A senior lecturer at the University of the West of England, Bristol,
Gunter Walzenbach noted that the events around the Vilnius summit and
the continuing uncertainty around the future shape of the Eastern
Partnership will have raised awareness among EU decision makers not
just for the security concerns of individual countries, but also for
the strategic foreign policy orientations of Russia.

`In this context further progress or deterioration of EU-Russia
relations will also have repercussions for `frozen conflicts' such as
the one in Nagorno-Karabakh. While measures for successful conflict
resolution were also part of the drafting and negotiation process of
the new association agreements, it remains doubtful whether the EU
foreign policy process can now produce an approach towards conflict
resolution that is more coherent and consistent than previous
efforts', he said.

Walzenbach added that the instruments in the hand of the newly
established European External Action Service (EEAS) are limited and
the EU motto of `more for more' is no convincing replacement for
stronger forms of economic and political conditionality.

However, from the expert's point of view, this is not to say that
previous efforts and EU involvement in the Nagorno-Karabakh issue did
not proceed on the right track.

`In principle, the EU's soft power image, concrete action in terms of
civil society engagement on both sides and a strengthened role for the
Union's Special Representative can surely help in the long run to
build credibility as well as the necessary expertise to become the
neutral mediator and honest broker so much needed in the Southern
Caucasus', Gunter Walzenbach emphasized. Yet, formally, he noted, all
the main responsibility still rests with the OSCE Minsk Group, and
disagreement will continue as to whether France is an adequate proxy
for the EU as a whole within this forum.

The expert believes that whatever type of specific solution might
eventually be championed by the negotiating parties in the case of
Nagorno-Karabakh, it will have profound repercussion for other
`frozen' conflicts in the same or related regional settings.

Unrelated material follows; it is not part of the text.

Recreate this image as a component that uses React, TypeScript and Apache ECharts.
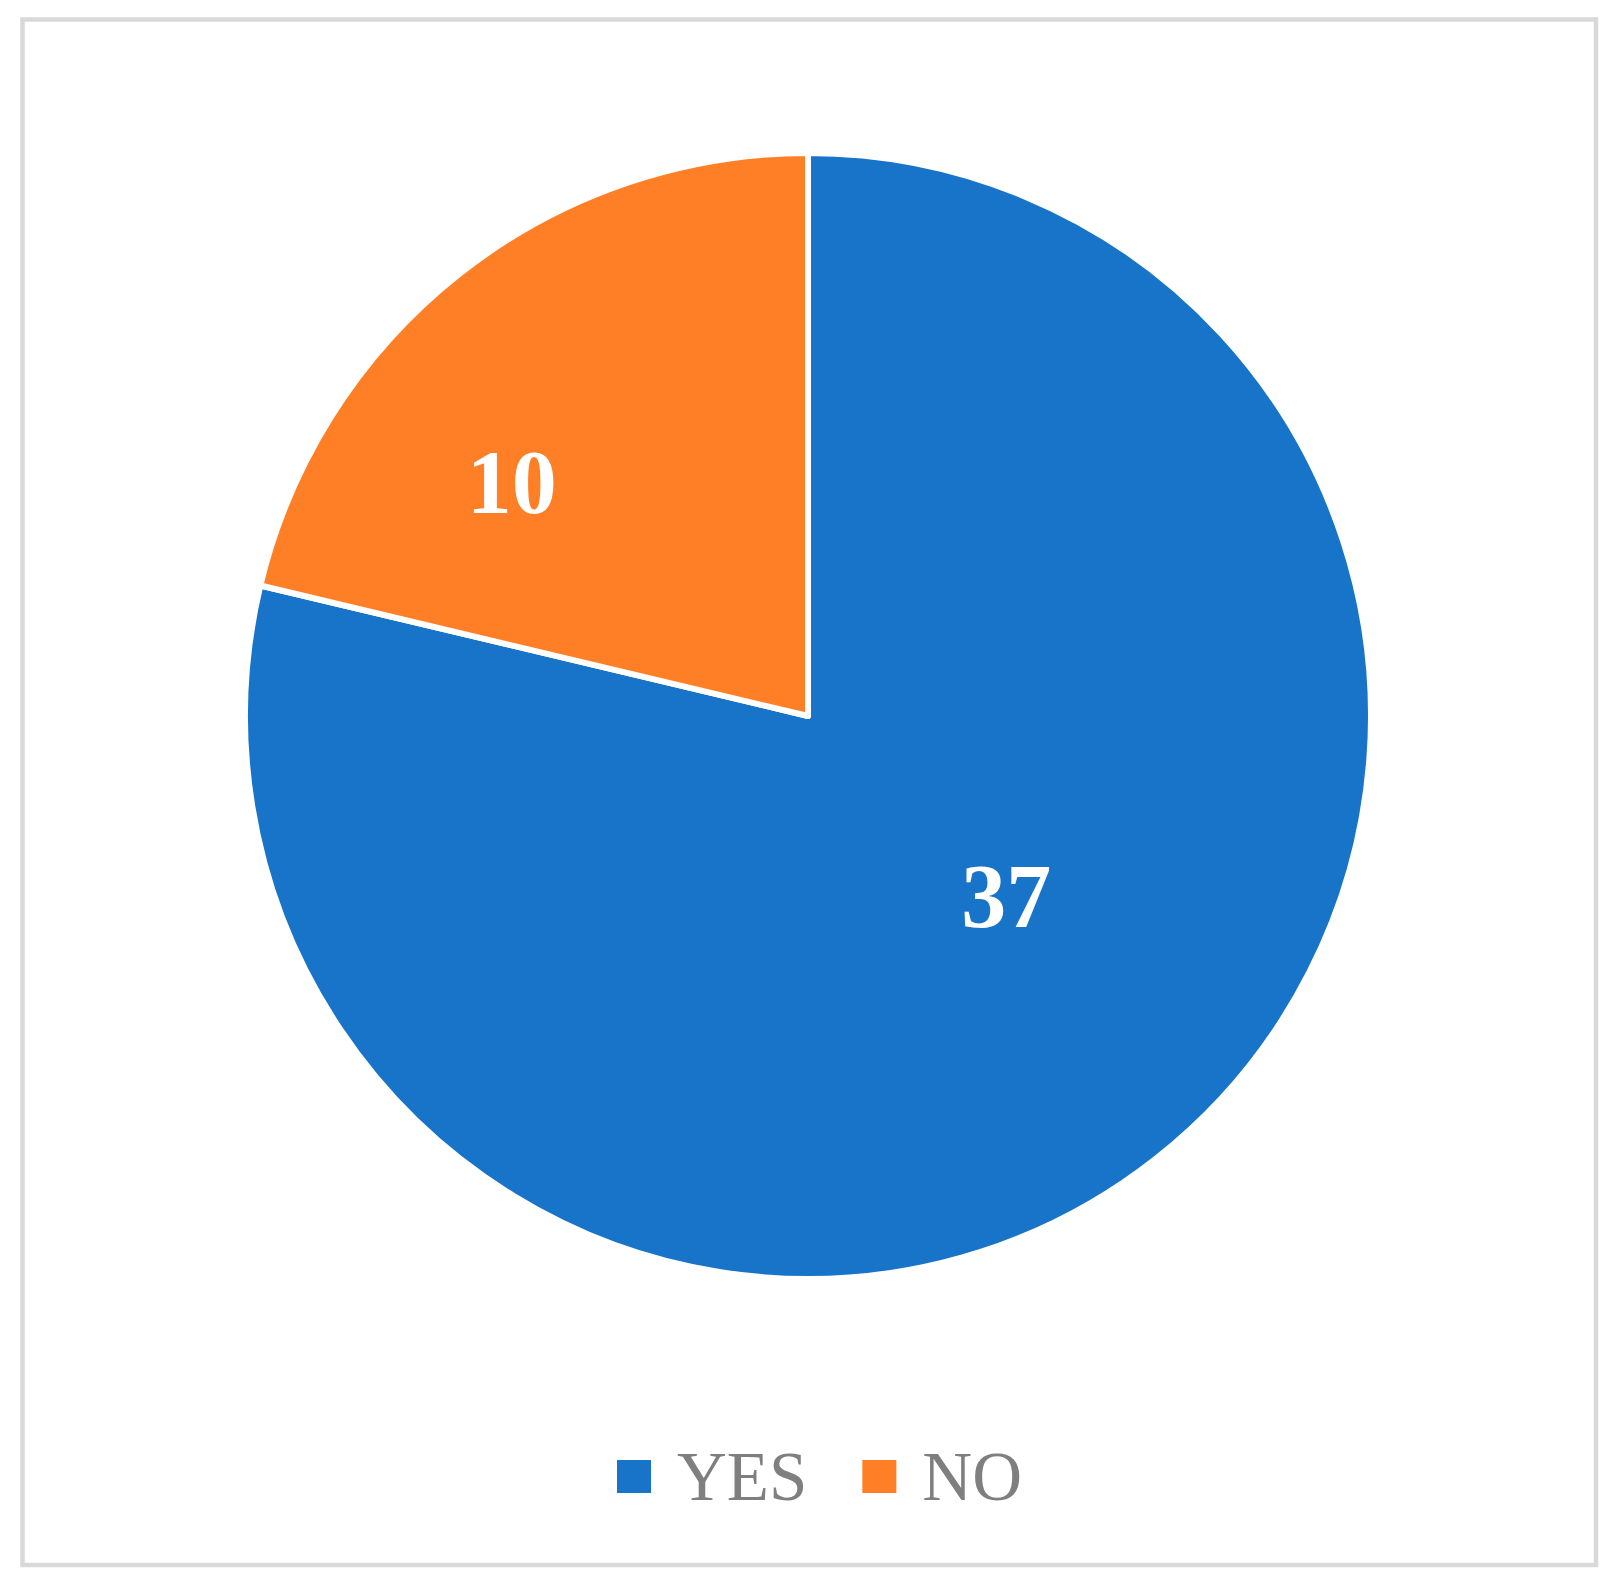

`Yet a combined or integrated approach in relation to conflict
resolution in the cases of South Ossetia, Abkhazia, and Transnistria,
is of an order to tall for current EU diplomacy. In this
constellation, perhaps, more has to be expected from the political
leadership of both Azerbaijan and Armenia. Further meetings at
presidential level have been confirmed and sound promising, to say the
least', he noted, adding that, in part, though, these are a reflection
of the degree of relative stability both leaders enjoy in their
respective political system.

While there are no convincing arguments to be found that recurrent
skirmishes and power gestures turn into a `hot conflict', according to
Gunter Walzenbach, genuine conflict resolution seems equally remote.

`In the current state of affairs negotiation teams, diplomats and
decision-makers may have not much choice but look out for new windows
of opportunities coming along with broader changes in Russia's
relations with the West' emphasized the expert.